There are many parallels between the Emden case and the Hess collection. Max Emden, an art collector who also owned works by Dutch Old Masters and French Impressionists, left Germany for good in 1933 and settled in Switzerland's Ticino Canton. He was later forced to sell the corporate empire he had left behind in Germany under less than favorable circumstances.

As a result, the Jewish emigrant supported himself in Switzerland primarily from the sale of his paintings, which he had managed to bring to safety before they could be seized by the Nazis. Hitler's art dealer, Karl Haberstock, bought the Canalettos in 1938 when Emden offered them for sale through art dealers in Munich and London. Canaletto's Baroque city views were intended to grace the "Führer Museum" Hitler had planned to build in Linz, Austria after the Nazis' "final victory."

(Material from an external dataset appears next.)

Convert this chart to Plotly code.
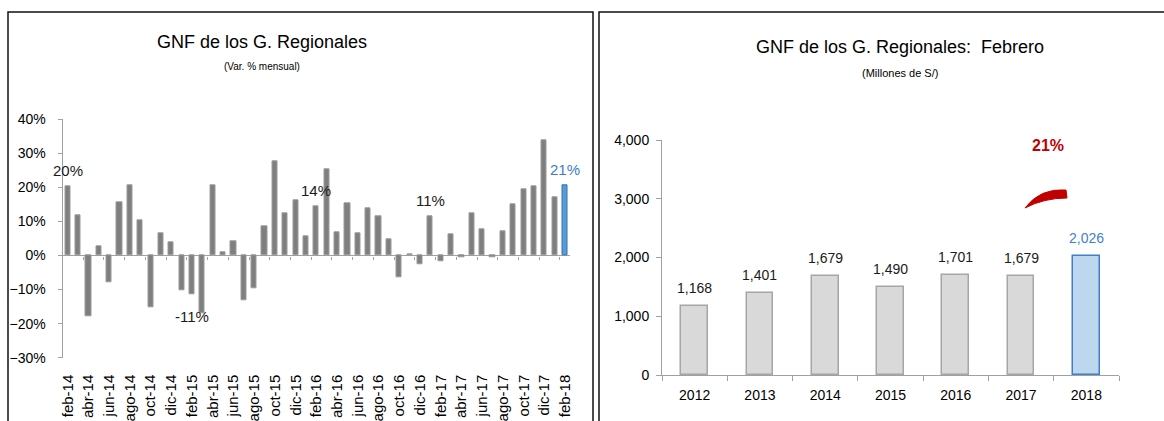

The agreed purchase price for the Canalettos was 60,000 Swiss francs, a price Emden heir Juan Carlos calls "scandalous." To this day, no one knows whether Max Emden was even paid for the paintings. He died in Swiss exile in 1940 and the paintings became the property of the German government after World War II ended. The decorative "Zwingergraben" ended up in the dining room at Villa Hammerschmidt, which became the official residence of the German President in 1951. But current President Horst Köhler had the painting removed after being informed about its history.

Adolf -- not Alfred

Finance Minister Steinbrück's officials are apparently doing everything in their power to prevent the loss of up to 100 paintings owned by the German government, paintings experts classify as "refugee art." Juan Carlos Emden, for his part, has already made it clear that he has no plans to hang the Canalettos "above the living room couch." Indeed, major auction houses have already made their inquiries with Emden.

Hans Ottomeyer, the General Director of the German Historical Museum in Berlin, takes the same tough approach as the finance ministry. Last fall the son of Jewish dentist and collector Hans Sachs filed a claim for the remnants of an exceptional collection that once comprised 12,000 posters, and that Joseph Goebbels, Hitler's minister of propaganda, ordered confiscated in 1938. About 3,500 of the posters resurfaced in East Berlin's Museum of German History after the war. Restitution of the works, Ottomeyer warned, would be "a great loss, especially if the collection is sold off piecemeal." Only after being pressured by the Chancellery did Ottomeyer agree to allow the case to be argued before the commission that had been set up for disputes.

Like Ottomeyer, Katja Schneider, the director of the National Gallery Moritzburg in the eastern city of Halle, argues "not a single painting will be returned voluntarily." Schneider also faces a claim by New York attorney Rowland. The subject of Rowland's claim is a group of Expressionist paintings from the collection of Jewish Frankfurt industrialist Ludwig Fischer. In 1924, Fischer's wife sold 24 paintings by Kirchner, Marc and Erich Heckel in return for a 20-year annuity. But by 1935 the Nazis had terminated the annuity. In addition to full payment of the annuity, Rowland is demanding the return of an oil painting by Franz Marc, "The White Cat," from the Fischer collection.

For Rowland, who represents the three Fischer heirs in the United States, the "small offer" he received from the Moritzburg museum is inadequate.

In addition to these cases, museum directors and restitution experts meeting at the Chancellery on Nov. 20 will discuss a general strategy. Because museum directors and politicians involved in cultural issues are "often overburdened," the recently retired director of the Stuttgart Staatsgalerie Museum, Christian von Holst, is pushing for the establishment of a central research office that would follow the often circuitous paths of the artworks.

It's an approach that could also benefit the major auction houses. In a classic Freudian slip, the current Christie's magazine incorrectly identifies art collector Hess, who once owned the Kirchner paintings, as Adolf -- not Alfred.